How the Trump administration’s revamp of funding guidelines could threaten research
A research laboratory is featured. Researchers warn that politicians lack the scientific knowledge needed to make the important decisions on grant funding required if the revision is passed. (Selin Filiz/Daily Bruin senior staff)
By Alyssa Wong
July 11, 2026 12:57 a.m.
The federal government’s proposal to overhaul research grant funding processes could have detrimental effects on scientific research, UCLA researchers said.
The United States Office of Management and Budget proposed significant revisions to its Uniform Guidance – a framework for managing federal grants – in May, which would expand the office’s authority over research institutes, allowing it to suspend and cancel grants, restrict allowable costs and ban international collaboration. The University is calling on community members to sign a petition against the proposal and submit public comments directly to the budget office through July 13, according to the UC Advocacy Network’s website.
The Uniform Guidance is a set of guidelines that institutions, rather than the government, interpret and enforce, said Dr. Julie Saba, a professor of pediatrics at UC San Francisco. However, the federal government’s proposal turns these guidelines into regulations, she added.
“Part of the way it works is that the money is allocated, and it’s left to the scientists to judge what is both the best science and also in the best interest of the public,” said Saba, who is also an endowed chair in pediatric cancer research at the UCSF Benioff Children’s Hospital Oakland. “Politicians are not the right people to be making those decisions, as we have seen the unraveling of our health in this country because of political overreach.”

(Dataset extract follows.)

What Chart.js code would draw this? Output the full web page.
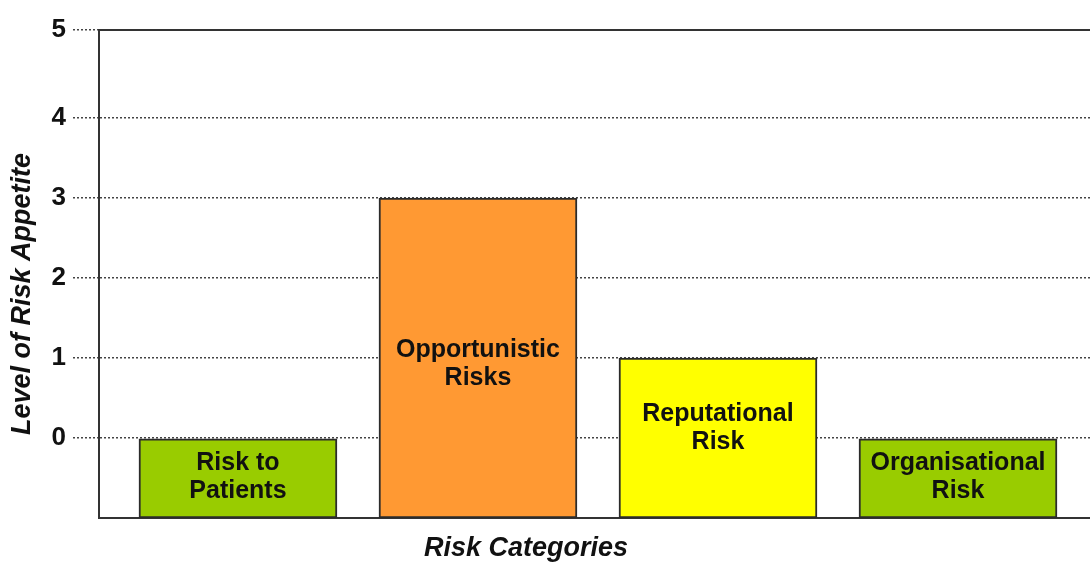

The Uniform Guidance has provided a crucial framework for clarity and consistency in the grant-making process, a UCLA spokesperson said in an emailed statement. They added that the proposed revisions would distort the Uniform Guidance’s purpose.
“UCLA strongly opposes the Proposed Rule,” the spokesperson said in the statement. “The proposed rule would make federal research funding less predictable, increase agency and recipient burden, weaken the research enterprise, and ultimately diminish the public benefits that federally supported research delivers.”
The proposed revisions come after the federal government suspended $584 million of the university’s research grants from the National Institutes of Health, National Science Foundation and U.S. Department of Energy in July 2025. The federal government alleged that UCLA allowed affirmative action, antisemitism and “men to participate in women’s sports.”
A federal judge restored the bulk of the research grants in August and September. The same judge ruled in November that the federal government could not suspend or threaten to suspend funds from the UC.
[Related: Federal government suspends research funding to UCLA]
Saba also said the proposed rule could allow the budget office to terminate grants at any time without proper justification. The budget office would be able to review and terminate grants that have already been distributed, according to the Federal Register.
“It will politicize the grant-making process in all of these institutions by having a political appointee assigned to decide what grants get funded and what grants don’t,” Saba said.
The proposal would enable the federal government to cancel the research grants of people and topics it doesn’t align with, said Tobias Higbie, a professor of history and labor studies at UCLA. Higbie added that the Trump administration has a history of canceling grants for ideological reasons, including targeting the UC system because California is a Democratic state.
The budget office’s proposal also prevents federal funding for research containing wording around racial disparities, class disparities and gender and sex differences, Higbie said.
“If I have to write a bunch of political nonsense into these grants just to get them approved, if I continue my scientific career in America, that just doesn’t really sit right with me,” said Cody Fan, a doctoral student in electrical engineering.
Funding uncertainty spurred by the changes could lead to job losses, said Stephanie Wert, a doctoral student in cognitive neuroscience.
“A lot of grants are already very short term, and science is not a short-term endeavor,” Wert said. “You need to know about your funding months, if not years, in advance.”
Saba said the proposal forbids the use of grant funds to publish papers, which can cost researchers thousands of dollars, especially if they choose to pay open access fees, which are paid to publishers to make papers free for the public to read.
She added that the proposal would bar researchers from using grant funds to travel to conferences, which are important forums for scientific discussion, networking and hiring, particularly for junior researchers.
Saba, who is conducting research on a rare disease with doctors across the world, added that she would be unable to continue her research if the new guidance restricted international collaboration because there are only around 10 patients with the disease in the U.S.
“Everything is going to just slow down,” Saba said. “Blocking people from going to conferences, blocking people from going to publish, blocking people from having international collaborations, all of those things basically put a muzzle on scientific knowledge.”
Litigation would be the only way to challenge the rule if it were to be implemented, Saba said.
But before then, Wert said she believes collective action is one of the most powerful ways to fight back against the proposed guidelines.
“Each of these individual public comments needs to be looked through and responded to by OMB,” Wert said. “If we can get researchers and the public together to voice their dissent to this, we could seriously slow down this process, if not halt it altogether.”